The Golf Buddies
The defense called Michael Thrasher, retired LAPD detective, Hollywood division, today to rebut the testimony of William Welch.
Welch was a private detective who testified that in October, 1999, Robert Blake wanted to force Bonny Lee Bakley to have an abortion, and if that failed, Blake was going to “whack her.” Welch also testified that Blake wanted to plant drugs on Bakley and asked Welch if he could get some of his LAPD friends to arrest her. Welch, who was a retired LAPD homicide detective, said that Blake called off both those schemes, and, anyway, Welch never took them seriously.
There were problems with Welch’s stories. Why didn’t he, an ex-homicide detective, take Blake’s threats seriously? Why didn’t he report these to the police when they happened, or at least promptly after the murder? In October 1999, Bakley was less than two months pregnant, and according to both Bakley’s sister, Margerry, and Bakley’s oldest daughter, Holly, Bakley waited to tell Blake about the baby until she was sure she would hold the pregnancy.
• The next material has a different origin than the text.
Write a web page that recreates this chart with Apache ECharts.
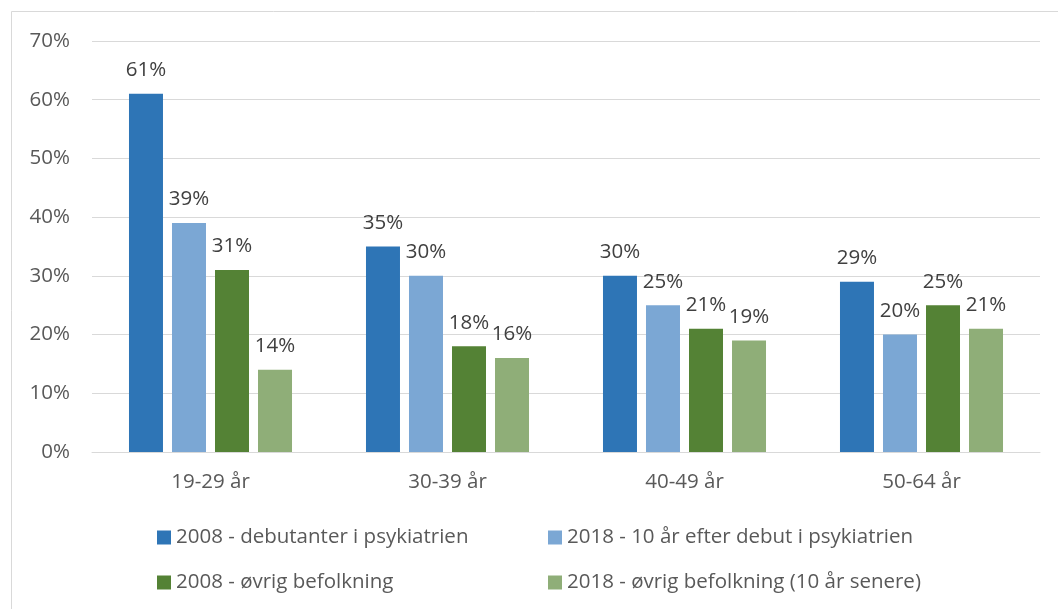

It was unlikely that Blake would have made statements about whacking Bakley in October 1999, especially when Blake had no idea whether the baby was his.
Welch waited more than a month before going to police, leaving town on a fishing trip shortly after the murder. Welch continued to work for Blake after October 1999, and had offered his services to Blake after the murder – a suspicious gesture in itself, considering Welch had given statements to police against Blake.
But it was Detective Thrasher that corroborated the defense contention that Welch was lying. Thrasher was visibly displeased at taking the stand. He glared at Gerald Schwartzbach and every answer he gave had a derisive tone. He was determined not to give the jury anything they could use to acquit Blake.
On or about June 10, 2001, Welch and Thrasher were playing golf. Welch asked Thrasher to put him in touch with the Robbery Homicide detectives investigating the Bakley murder.
“At the time did Mr. Welch tell you that he had 'no first-hand knowledge' that Mr. Blake wanted to harm his wife?”
“I don’t recall the conversation,” Thrasher replied. “We were playing golf at the time.”
“But you recorded it in the log, didn’t you?”
“I don’t recall.”
“Would it refresh you memory if I showed you the log?”
Schwartzbach was unable to show Thrasher the log, but all those in the courtroom knew what it said.
The examination was short, and the prosecution did not cross.